Ben L. Hall is an American politician who served as a member of the New Mexico Public Regulation Commission from the 5th district, covering all of Catron, Doña Ana, Grant, Hidalgo, Luna, Sierra, and Valencia Counties and parts of Lincoln, Otero, Socorro, and Torrance Counties.

== Education ==
Hall graduated from Ruidoso High School and attended New Mexico Western College for one semester.

== Career ==
He served three terms in the New Mexico House of Representatives and two terms on the Lincoln County Commission. For forty years, he owned and operated a general building construction company.

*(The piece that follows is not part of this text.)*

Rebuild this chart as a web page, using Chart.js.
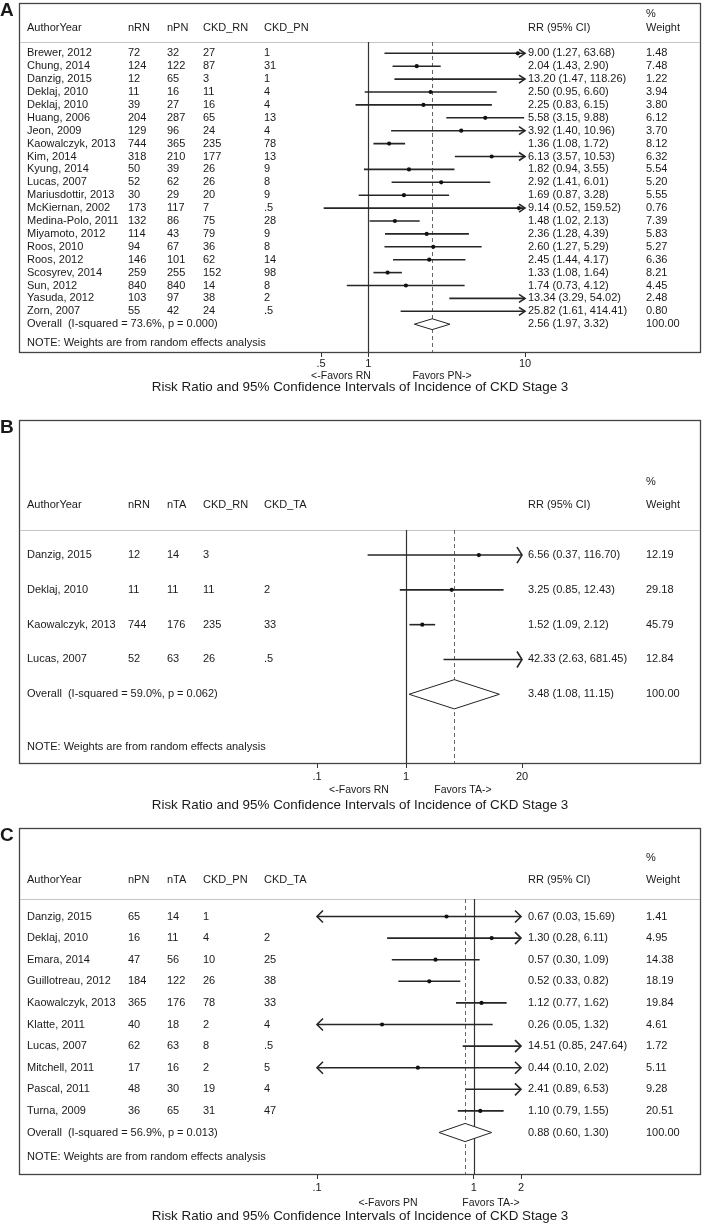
<!DOCTYPE html>
<html>
<head>
<meta charset="utf-8">
<script src="https://cdn.jsdelivr.net/npm/chart.js@4.4.1/dist/chart.umd.min.js"></script>
<style>
  body { margin: 0; background: #fff; width: 702px; height: 1223px; position: relative; overflow: hidden; }
  canvas { position: absolute; left: 0; }
</style>
</head>
<body>
<canvas id="panelA" width="702" height="410" style="top:0px"></canvas>
<canvas id="panelB" width="702" height="410" style="top:410px"></canvas>
<canvas id="panelC" width="702" height="403" style="top:820px"></canvas>
<script>
// ---------- Panel A: RN vs PN ----------
const studiesA = ['Brewer, 2012', 'Chung, 2014', 'Danzig, 2015', 'Deklaj, 2010', 'Deklaj, 2010', 'Huang, 2006',
  'Jeon, 2009', 'Kaowalczyk, 2013', 'Kim, 2014', 'Kyung, 2014', 'Lucas, 2007', 'Mariusdottir, 2013',
  'McKiernan, 2002', 'Medina-Polo, 2011', 'Miyamoto, 2012', 'Roos, 2010', 'Roos, 2012', 'Scosyrev, 2014',
  'Sun, 2012', 'Yasuda, 2012', 'Zorn, 2007'];
const nRN_A   = [72, 124, 12, 11, 39, 204, 129, 744, 318, 50, 52, 30, 173, 132, 114, 94, 146, 259, 840, 103, 55];
const nPN_A   = [32, 122, 65, 16, 27, 287, 96, 365, 210, 39, 62, 29, 117, 86, 43, 67, 101, 255, 840, 97, 42];
const ckdRN_A = [27, 87, 3, 11, 16, 65, 24, 235, 177, 26, 26, 20, 7, 75, 79, 36, 62, 152, 14, 38, 24];
const ckdPN_A = [1, 31, 1, 4, 4, 13, 4, 78, 13, 9, 8, 9, 0.5, 28, 9, 8, 14, 98, 8, 2, 0.5];
const rrA  = [9.00, 2.04, 13.20, 2.50, 2.25, 5.58, 3.92, 1.36, 6.13, 1.82, 2.92, 1.69, 9.14, 1.48, 2.36, 2.60, 2.45, 1.33, 1.74, 13.34, 25.82];
const loA  = [1.27, 1.43, 1.47, 0.95, 0.83, 3.15, 1.40, 1.08, 3.57, 0.94, 1.41, 0.87, 0.52, 1.02, 1.28, 1.27, 1.44, 1.08, 0.73, 3.29, 1.61];
const hiA  = [63.68, 2.90, 118.26, 6.60, 6.15, 9.88, 10.96, 1.72, 10.53, 3.55, 6.01, 3.28, 159.52, 2.13, 4.39, 5.29, 4.17, 1.64, 4.12, 54.02, 414.41];
const wtA  = [1.48, 7.48, 1.22, 3.94, 3.80, 6.12, 3.70, 8.12, 6.32, 5.54, 5.20, 5.55, 0.76, 7.39, 5.83, 5.27, 6.36, 8.21, 4.45, 2.48, 0.80];
const overallA = [2.56, 1.97, 3.32];
const hetA = ['73.6%', '0.000'];
const headA = ['AuthorYear', 'nRN', 'nPN', 'CKD_RN', 'CKD_PN'];
const ticksA = [0.5, 1, 10];
const tickLabelsA = ['.5', '1', '10'];
const favorsA = ['<-Favors RN', 'Favors PN->'];

// ---------- Panel B: RN vs TA ----------
const studiesB = ['Danzig, 2015', 'Deklaj, 2010', 'Kaowalczyk, 2013', 'Lucas, 2007'];
const nRN_B   = [12, 11, 744, 52];
const nTA_B   = [14, 11, 176, 63];
const ckdRN_B = [3, 11, 235, 26];
const ckdTA_B = [0, 2, 33, 0.5];
const rrB  = [6.56, 3.25, 1.52, 42.33];
const loB  = [0.37, 0.85, 1.09, 2.63];
const hiB  = [116.70, 12.43, 2.12, 681.45];
const wtB  = [12.19, 29.18, 45.79, 12.84];
const overallB = [3.48, 1.08, 11.15];
const hetB = ['59.0%', '0.062'];
const headB = ['AuthorYear', 'nRN', 'nTA', 'CKD_RN', 'CKD_TA'];
const ticksB = [0.1, 1, 20];
const tickLabelsB = ['.1', '1', '20'];
const favorsB = ['<-Favors RN', 'Favors TA->'];

// ---------- Panel C: PN vs TA ----------
const studiesC = ['Danzig, 2015', 'Deklaj, 2010', 'Emara, 2014', 'Guillotreau, 2012', 'Kaowalczyk, 2013',
  'Klatte, 2011', 'Lucas, 2007', 'Mitchell, 2011', 'Pascal, 2011', 'Turna, 2009'];
const nPN_C   = [65, 16, 47, 184, 365, 40, 62, 17, 48, 36];
const nTA_C   = [14, 11, 56, 122, 176, 18, 63, 16, 30, 65];
const ckdPN_C = [1, 4, 10, 26, 78, 2, 8, 2, 19, 31];
const ckdTA_C = [0, 2, 25, 38, 33, 4, 0.5, 5, 4, 47];
const rrC  = [0.67, 1.30, 0.57, 0.52, 1.12, 0.26, 14.51, 0.44, 2.41, 1.10];
const loC  = [0.03, 0.28, 0.30, 0.33, 0.77, 0.05, 0.85, 0.10, 0.89, 0.79];
const hiC  = [15.69, 6.11, 1.09, 0.82, 1.62, 1.32, 247.64, 2.02, 6.53, 1.55];
const wtC  = [1.41, 4.95, 14.38, 18.19, 19.84, 4.61, 1.72, 5.11, 9.28, 20.51];
const overallC = [0.88, 0.60, 1.30];
const hetC = ['56.9%', '0.013'];
const headC = ['AuthorYear', 'nPN', 'nTA', 'CKD_PN', 'CKD_TA'];
const ticksC = [0.1, 1, 2];
const tickLabelsC = ['.1', '1', '2'];
const favorsC = ['<-Favors PN', 'Favors TA->'];

const titleText = 'Risk Ratio and 95% Confidence Intervals of Incidence of CKD Stage 3';
const noteText = 'NOTE: Weights are from random effects analysis';

const FONT = '"Liberation Sans", Arial, Helvetica, sans-serif';
Chart.defaults.font.family = FONT;

const colX = [27, 128, 167, 203, 264];
const rrX = 528, wtX = 646;

function cnt(v) { return v < 1 ? String(v).replace(/^0/, '') : String(v); }

function txt(ctx, s, x, y, size, align, weight) {
  ctx.font = (weight ? weight + ' ' : '') + size + 'px ' + FONT;
  ctx.textAlign = align || 'left';
  ctx.textBaseline = 'middle';
  ctx.fillText(s, x, y);
}

function arrowHead(ctx, xp, yp, dir, len, half) {
  ctx.beginPath();
  ctx.moveTo(xp - dir * len, yp - half);
  ctx.lineTo(xp, yp);
  ctx.lineTo(xp - dir * len, yp + half);
  ctx.stroke();
}

const forestPlugin = {
  id: 'forest',
  beforeDatasetsDraw(chart, args, p) {
    const ctx = chart.ctx, xs = chart.scales.x, ys = chart.scales.y, area = chart.chartArea;
    const n = p.studies.length;
    ctx.save();

    // frame and header separator
    ctx.strokeStyle = '#444';
    ctx.lineWidth = 1.3;
    ctx.strokeRect(19.5, p.boxTop + 0.5, 681, area.bottom - p.boxTop);
    ctx.strokeStyle = '#c4c4c4';
    ctx.lineWidth = 1;
    ctx.beginPath();
    ctx.moveTo(20, area.top + 0.5);
    ctx.lineTo(700, area.top + 0.5);
    ctx.stroke();

    // null line
    const x1 = Math.round(xs.getPixelForValue(1)) + 0.5;
    ctx.strokeStyle = '#333';
    ctx.lineWidth = 1.2;
    ctx.beginPath();
    ctx.moveTo(x1, area.top);
    ctx.lineTo(x1, area.bottom);
    ctx.stroke();

    // overall estimate dashed line
    const xo = Math.round(xs.getPixelForValue(p.overall[0])) + 0.5;
    ctx.strokeStyle = '#666';
    ctx.lineWidth = 1;
    ctx.setLineDash([4, 3]);
    ctx.beginPath();
    ctx.moveTo(xo, area.top);
    ctx.lineTo(xo, area.bottom);
    ctx.stroke();
    ctx.setLineDash([]);

    // confidence intervals
    ctx.strokeStyle = '#262626';
    ctx.lineWidth = 1.6;
    for (let i = 0; i < n; i++) {
      const yp = ys.getPixelForValue(i + 1);
      const lo = Math.max(p.lo[i], xs.min), hi = Math.min(p.hi[i], xs.max);
      const xl = xs.getPixelForValue(lo), xh = xs.getPixelForValue(hi);
      ctx.beginPath();
      ctx.moveTo(xl, yp);
      ctx.lineTo(xh, yp);
      ctx.stroke();
      if (p.hi[i] > xs.max) arrowHead(ctx, xh, yp, 1, p.arrow[0], p.arrow[1]);
      if (p.lo[i] <= xs.min) arrowHead(ctx, xl, yp, -1, p.arrow[0], p.arrow[1]);
    }

    // overall diamond
    const yd = n + 1;
    ctx.strokeStyle = '#222';
    ctx.lineWidth = 1;
    ctx.fillStyle = '#fff';
    ctx.beginPath();
    ctx.moveTo(xs.getPixelForValue(p.overall[1]), ys.getPixelForValue(yd));
    ctx.lineTo(xs.getPixelForValue(p.overall[0]), ys.getPixelForValue(yd - 0.42));
    ctx.lineTo(xs.getPixelForValue(p.overall[2]), ys.getPixelForValue(yd));
    ctx.lineTo(xs.getPixelForValue(p.overall[0]), ys.getPixelForValue(yd + 0.42));
    ctx.closePath();
    ctx.fill();
    ctx.stroke();

    // text table
    ctx.fillStyle = '#1a1a1a';
    const fs = 11;
    txt(ctx, p.label, 0, p.boxTop + 8, 19, 'left', 'bold');
    txt(ctx, '%', wtX, p.pctY, fs);
    p.head.forEach((h, k) => txt(ctx, h, colX[k], p.headY, fs));
    txt(ctx, 'RR (95% CI)', rrX, p.headY, fs);
    txt(ctx, 'Weight', wtX, p.headY, fs);
    for (let i = 0; i < n; i++) {
      const yp = ys.getPixelForValue(i + 1);
      txt(ctx, p.studies[i], colX[0], yp, fs);
      p.cols.forEach((c, k) => txt(ctx, cnt(c[i]), colX[k + 1], yp, fs));
      txt(ctx, p.rr[i].toFixed(2) + ' (' + p.lo[i].toFixed(2) + ', ' + p.hi[i].toFixed(2) + ')', rrX, yp, fs);
      txt(ctx, p.wt[i].toFixed(2), wtX, yp, fs);
    }
    const yov = ys.getPixelForValue(yd);
    txt(ctx, 'Overall  (I-squared = ' + p.het[0] + ', p = ' + p.het[1] + ')', colX[0], yov, fs);
    txt(ctx, p.overall[0].toFixed(2) + ' (' + p.overall[1].toFixed(2) + ', ' + p.overall[2].toFixed(2) + ')', rrX, yov, fs);
    txt(ctx, '100.00', wtX, yov, fs);
    txt(ctx, noteText, colX[0], ys.getPixelForValue(p.noteY), fs);

    // favours labels and axis title
    txt(ctx, p.favors[0], p.favorsX[0], p.favorsY, 10.5, 'center');
    txt(ctx, p.favors[1], p.favorsX[1], p.favorsY, 10.5, 'center');
    ctx.font = '14px ' + FONT;
    const tsize = 14 * 417 / ctx.measureText(titleText).width;
    txt(ctx, titleText, 360, p.titleY, tsize, 'center');
    ctx.restore();
  }
};

function makePanel(id, p) {
  const points = [];
  p.rr.forEach((v, i) => {
    if (v >= p.min && v <= p.max) points.push({ x: v, y: i + 1 });
  });
  new Chart(document.getElementById(id), {
    type: 'scatter',
    data: {
      datasets: [{
        data: points,
        pointRadius: 2.1,
        pointStyle: 'circle',
        backgroundColor: '#111',
        borderColor: '#111',
        borderWidth: 0
      }]
    },
    options: {
      responsive: false,
      animation: false,
      events: [],
      layout: { padding: { left: p.left, right: 702 - p.right, top: p.top, bottom: p.bottom } },
      plugins: { legend: { display: false }, tooltip: { enabled: false }, forest: p },
      scales: {
        x: {
          type: 'logarithmic',
          min: p.min,
          max: p.max,
          afterBuildTicks: (axis) => { axis.ticks = p.ticks.map(v => ({ value: v })); },
          afterFit: (axis) => { axis.height = 20; },
          ticks: {
            callback: (v, idx) => p.tickLabels[idx],
            autoSkip: false,
            maxRotation: 0,
            padding: p.tickPad,
            color: '#1a1a1a',
            font: { size: 11 }
          },
          grid: { drawOnChartArea: false, drawTicks: true, tickLength: 5, color: '#333' },
          border: { display: false }
        },
        y: { type: 'linear', reverse: true, min: p.yMin, max: p.yMax, display: false }
      }
    },
    plugins: [forestPlugin]
  });
}

makePanel('panelA', {
  label: 'A', studies: studiesA, cols: [nRN_A, nPN_A, ckdRN_A, ckdPN_A], head: headA,
  rr: rrA, lo: loA, hi: hiA, wt: wtA, overall: overallA, het: hetA,
  ticks: ticksA, tickLabels: tickLabelsA, favors: favorsA, min: 0.5, max: 10,
  left: 321, right: 525, top: 42, bottom: 38, tickPad: 0,
  yMin: 0.124, yMax: 24.155, noteY: 23.46,
  boxTop: 3, pctY: 14, headY: 28, favorsX: [341, 442], favorsY: 376, titleY: 387,
  arrow: [6, 4]
});

makePanel('panelB', {
  label: 'B', studies: studiesB, cols: [nRN_B, nTA_B, ckdRN_B, ckdTA_B], head: headB,
  rr: rrB, lo: loB, hi: hiB, wt: wtB, overall: overallB, het: hetB,
  ticks: ticksB, tickLabels: tickLabelsB, favors: favorsB, min: 0.1, max: 20,
  left: 317, right: 522, top: 120, bottom: 37, tickPad: 2,
  yMin: 0.28, yMax: 6.975, noteY: 6.52,
  boxTop: 10, pctY: 72, headY: 95, favorsX: [359, 463], favorsY: 380, titleY: 395,
  arrow: [5, 8]
});

makePanel('panelC', {
  label: 'C', studies: studiesC, cols: [nPN_C, nTA_C, ckdPN_C, ckdTA_C], head: headC,
  rr: rrC, lo: loC, hi: hiC, wt: wtC, overall: overallC, het: hetC,
  ticks: ticksC, tickLabels: tickLabelsC, favors: favorsC, min: 0.1, max: 2,
  left: 317, right: 521, top: 79, bottom: 29, tickPad: 2,
  yMin: 0.19, yMax: 12.92, noteY: 12.13,
  boxTop: 8, pctY: 38, headY: 60, favorsX: [388, 491], favorsY: 383, titleY: 396,
  arrow: [6, 6]
});
</script>
</body>
</html>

In 2010, Hall entered the race for Public Regulation Commissioner from the 5th district, seeking to succeed Sandy R. Jones, a Democrat. He won the Republican nomination over three other candidates with 36%, and defeated the Democratic nominee, Doña Ana County Commissioner Bill McCamley, 51-49% in the general election. He was chosen to be Chairman of the Commission in 2013 and served as president of the Western Conference of Public Utility Commissioners the same year. Running for a second term in 2014, he lost to his predecessor, Jones, 51-49%. He again ran in 2018, narrowly winning the Republican nomination over two other candidates with 36%, but lost the general election to former Democratic state Senator Stephen Fischmann 54-46%.